Beginning with the first line, set down every line through the one containing "const yTicks = [0,2,4,6,8,10];", exactly as it appears, but not the pictures.

____

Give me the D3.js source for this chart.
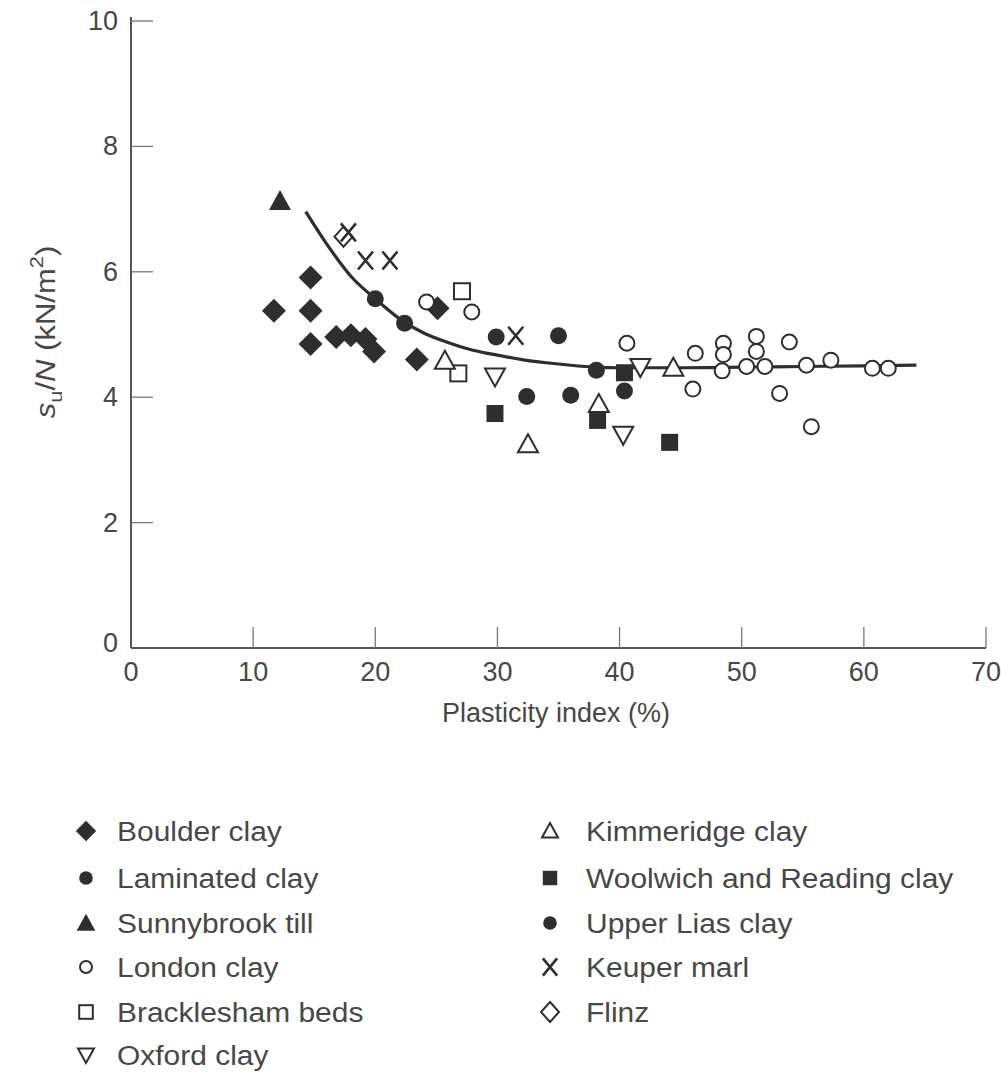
<!DOCTYPE html>
<html><head><meta charset="utf-8">
<script src="https://cdn.jsdelivr.net/npm/d3@7"></script>
<style>
body{margin:0;background:#fff;}
svg{display:block;font-family:"Liberation Sans",Arial,Helvetica,sans-serif;}
</style></head>
<body><svg id="c" width="1001" height="1073"></svg>
<script>
// ---- data (plasticity index %, su/N) ----
const boulderClay = [[11.7,5.38],[14.7,5.91],[14.7,5.38],[14.7,4.85],[16.8,4.96],[18.0,4.99],[19.2,4.93],[19.9,4.73],[23.4,4.60],[25.1,5.42]];
const laminatedClay = [[20.0,5.57],[22.4,5.18]];
const sunnybrookTill = [[12.2,7.13]];
const londonClay = [[24.2,5.52],[27.9,5.36],[40.6,4.86],[46.2,4.70],[46.0,4.13],[48.5,4.86],[48.5,4.68],[48.4,4.42],[50.4,4.49],[51.2,4.97],[51.2,4.73],[51.9,4.49],[53.1,4.06],[53.9,4.88],[55.3,4.51],[55.7,3.53],[57.3,4.59],[60.7,4.46],[62.0,4.46]];
const brackleshamBeds = [[27.1,5.69],[26.8,4.38]];
const oxfordClay = [[29.8,4.33],[40.3,3.40],[41.7,4.48]];
const kimmeridgeClay = [[25.7,4.58],[32.5,3.25],[38.3,3.89],[44.4,4.47]];
const woolwichReadingClay = [[29.8,3.74],[38.2,3.63],[40.4,4.39],[44.1,3.28]];
const upperLiasClay = [[29.9,4.96],[35.0,4.98],[32.4,4.01],[36.0,4.03],[38.1,4.43],[40.4,4.10]];
const keuperMarl = [[17.8,6.63],[19.2,6.18],[21.2,6.18],[31.5,4.98]];
const flinz = [[17.4,6.56]];
// trend curve
const trendX = [14.3,16,18,20,22,24,26,28,30,32,34,36,38,40,45,50,55,60,64.3];
const trendY = [6.96,6.45,5.93,5.57,5.25,5.02,4.87,4.75,4.67,4.60,4.55,4.51,4.48,4.47,4.47,4.48,4.49,4.50,4.51];
const xTicks = [0,10,20,30,40,50,60,70];
const yTicks = [0,2,4,6,8,10];

const legendLeft = [["diamondF","Boulder clay"],["circleF","Laminated clay"],["triF","Sunnybrook till"],["circleO","London clay"],["squareO","Bracklesham beds"],["triDownO","Oxford clay"]];
const legendRight = [["triO","Kimmeridge clay"],["squareF","Woolwich and Reading clay"],["circleF","Upper Lias clay"],["cross","Keuper marl"],["diamondO","Flinz"]];

const series = [
  [boulderClay,"diamondF"],[laminatedClay,"circleF"],[sunnybrookTill,"triF"],[londonClay,"circleO"],
  [brackleshamBeds,"squareO"],[oxfordClay,"triDownO"],[kimmeridgeClay,"triO"],[woolwichReadingClay,"squareF"],
  [upperLiasClay,"circleF"],[flinz,"diamondO"],[keuperMarl,"cross"]
];

const INK = "#2e2e2e";
const TXT = "#474747";
const svg = d3.select("#c");
const x = d3.scaleLinear().domain([0,70]).range([131,986]);
const y = d3.scaleLinear().domain([0,10]).range([648,21]);

// axes
const g = svg.append("g");
g.append("line").attr("x1",x(0)).attr("x2",x(70)).attr("y1",y(0)).attr("y2",y(0)).attr("stroke","#555").attr("stroke-width",2);
g.append("line").attr("x1",x(0)).attr("x2",x(0)).attr("y1",y(0)).attr("y2",y(10)-4).attr("stroke","#555").attr("stroke-width",2);
xTicks.forEach(t=>{
  if(t>0) g.append("line").attr("x1",x(t)).attr("x2",x(t)).attr("y1",y(0)).attr("y2",y(0)-21).attr("stroke","#777").attr("stroke-width",1.3);
  g.append("text").attr("x",x(t)).attr("y",y(0)+33).attr("text-anchor","middle").attr("font-size",27).attr("fill",TXT).text(t);
});
yTicks.forEach(t=>{
  if(t>0) g.append("line").attr("x1",x(0)).attr("x2",x(0)+22).attr("y1",y(t)).attr("y2",y(t)).attr("stroke","#777").attr("stroke-width",1.3);
  g.append("text").attr("x",x(0)-13).attr("y",y(t)+(t===0?4:9)).attr("text-anchor","end").attr("font-size",27).attr("fill",TXT).text(t);
});
g.append("text").attr("x",556).attr("y",722).attr("text-anchor","middle").attr("font-size",27).attr("fill",TXT).text("Plasticity index (%)");
const yl = g.append("text").attr("transform","translate(55,332) rotate(-90) scale(1.15,1)").attr("text-anchor","middle").attr("font-size",27).attr("fill",TXT);
yl.append("tspan").attr("font-style","italic").text("s");
yl.append("tspan").attr("font-size",19).attr("dy",7).text("u");
yl.append("tspan").attr("dy",-7).text("/");
yl.append("tspan").attr("font-style","italic").text("N");
yl.append("tspan").text(" (kN/m");
yl.append("tspan").attr("font-size",19).attr("dy",-12).text("2");
yl.append("tspan").attr("dy",12).text(")");

// trend line
const line = d3.line().x(d=>x(d[0])).y(d=>y(d[1])).curve(d3.curveMonotoneX);
svg.append("path").attr("d",line(trendX.map((v,i)=>[v,trendY[i]]))).attr("fill","none").attr("stroke",INK).attr("stroke-width",3.2);

// marker drawing
function marker(sel, type, s){
  switch(type){
    case "diamondF": sel.append("path").attr("d",`M0,${-12*s}L${12*s},0L0,${12*s}L${-12*s},0Z`).attr("fill",INK); break;
    case "diamondO": sel.append("path").attr("d",`M0,${-10*s}L${9*s},0L0,${10*s}L${-9*s},0Z`).attr("fill","#fff").attr("stroke",INK).attr("stroke-width",2); break;
    case "circleF": sel.append("circle").attr("r",8.5*s).attr("fill",INK); break;
    case "circleO": sel.append("circle").attr("r",7.5*s).attr("fill","#fff").attr("stroke",INK).attr("stroke-width",2); break;
    case "squareF": sel.append("rect").attr("x",-8.5*s).attr("y",-8.5*s).attr("width",17*s).attr("height",17*s).attr("fill",INK); break;
    case "squareO": sel.append("rect").attr("x",-8*s).attr("y",-8*s).attr("width",16*s).attr("height",16*s).attr("fill","#fff").attr("stroke",INK).attr("stroke-width",2); break;
    case "triF": sel.append("path").attr("d",`M0,${-11*s}L${11*s},${9*s}L${-11*s},${9*s}Z`).attr("fill",INK); break;
    case "triO": sel.append("path").attr("d",`M0,${-10*s}L${10*s},${8*s}L${-10*s},${8*s}Z`).attr("fill","#fff").attr("stroke",INK).attr("stroke-width",2); break;
    case "triDownO": sel.append("path").attr("d",`M0,${10*s}L${10*s},${-8*s}L${-10*s},${-8*s}Z`).attr("fill","#fff").attr("stroke",INK).attr("stroke-width",2); break;
    case "cross": sel.append("path").attr("d",`M${-7.5*s},${-9*s}L${7.5*s},${9*s}M${7.5*s},${-9*s}L${-7.5*s},${9*s}`).attr("fill","none").attr("stroke",INK).attr("stroke-width",2.6); break;
  }
}
const pts = svg.append("g");
series.forEach(([data,type])=>{
  data.forEach(d=>{
    const m = pts.append("g").attr("transform",`translate(${x(d[0])},${y(d[1])})`);
    marker(m,type,1);
  });
});

// legend
const legendSizes = {diamondF:0.85,circleF:0.8,triF:0.85,circleO:0.8,squareO:0.85,triDownO:0.8,triO:0.8,squareF:0.85,cross:0.95,diamondO:1.0};
const rowY = [831,878,923,967,1012,1055];
const lg = svg.append("g");
legendLeft.forEach(([t,label],i)=>{
  marker(lg.append("g").attr("transform",`translate(86,${rowY[i]})`),t,legendSizes[t]);
  lg.append("text").attr("transform",`translate(117,${rowY[i]+10}) scale(1.07,1)`).attr("font-size",28).attr("fill",TXT).text(label);
});
legendRight.forEach(([t,label],i)=>{
  marker(lg.append("g").attr("transform",`translate(550,${rowY[i]})`),t,legendSizes[t]);
  lg.append("text").attr("transform",`translate(586,${rowY[i]+10}) scale(1.07,1)`).attr("font-size",28).attr("fill",TXT).text(label);
});
</script></body></html>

____

# Task response
Give me the D3.js source for this chart.
<!DOCTYPE html>
<html><head><meta charset="utf-8">
<script src="https://cdn.jsdelivr.net/npm/d3@7"></script>
<style>
body{margin:0;background:#fff;}
svg{display:block;font-family:"Liberation Sans",Arial,Helvetica,sans-serif;}
</style></head>
<body><svg id="c" width="1001" height="1073"></svg>
<script>
// ---- data (plasticity index %, su/N) ----
const boulderClay = [[11.7,5.38],[14.7,5.91],[14.7,5.38],[14.7,4.85],[16.8,4.96],[18.0,4.99],[19.2,4.93],[19.9,4.73],[23.4,4.60],[25.1,5.42]];
const laminatedClay = [[20.0,5.57],[22.4,5.18]];
const sunnybrookTill = [[12.2,7.13]];
const londonClay = [[24.2,5.52],[27.9,5.36],[40.6,4.86],[46.2,4.70],[46.0,4.13],[48.5,4.86],[48.5,4.68],[48.4,4.42],[50.4,4.49],[51.2,4.97],[51.2,4.73],[51.9,4.49],[53.1,4.06],[53.9,4.88],[55.3,4.51],[55.7,3.53],[57.3,4.59],[60.7,4.46],[62.0,4.46]];
const brackleshamBeds = [[27.1,5.69],[26.8,4.38]];
const oxfordClay = [[29.8,4.33],[40.3,3.40],[41.7,4.48]];
const kimmeridgeClay = [[25.7,4.58],[32.5,3.25],[38.3,3.89],[44.4,4.47]];
const woolwichReadingClay = [[29.8,3.74],[38.2,3.63],[40.4,4.39],[44.1,3.28]];
const upperLiasClay = [[29.9,4.96],[35.0,4.98],[32.4,4.01],[36.0,4.03],[38.1,4.43],[40.4,4.10]];
const keuperMarl = [[17.8,6.63],[19.2,6.18],[21.2,6.18],[31.5,4.98]];
const flinz = [[17.4,6.56]];
// trend curve
const trendX = [14.3,16,18,20,22,24,26,28,30,32,34,36,38,40,45,50,55,60,64.3];
const trendY = [6.96,6.45,5.93,5.57,5.25,5.02,4.87,4.75,4.67,4.60,4.55,4.51,4.48,4.47,4.47,4.48,4.49,4.50,4.51];
const xTicks = [0,10,20,30,40,50,60,70];
const yTicks = [0,2,4,6,8,10];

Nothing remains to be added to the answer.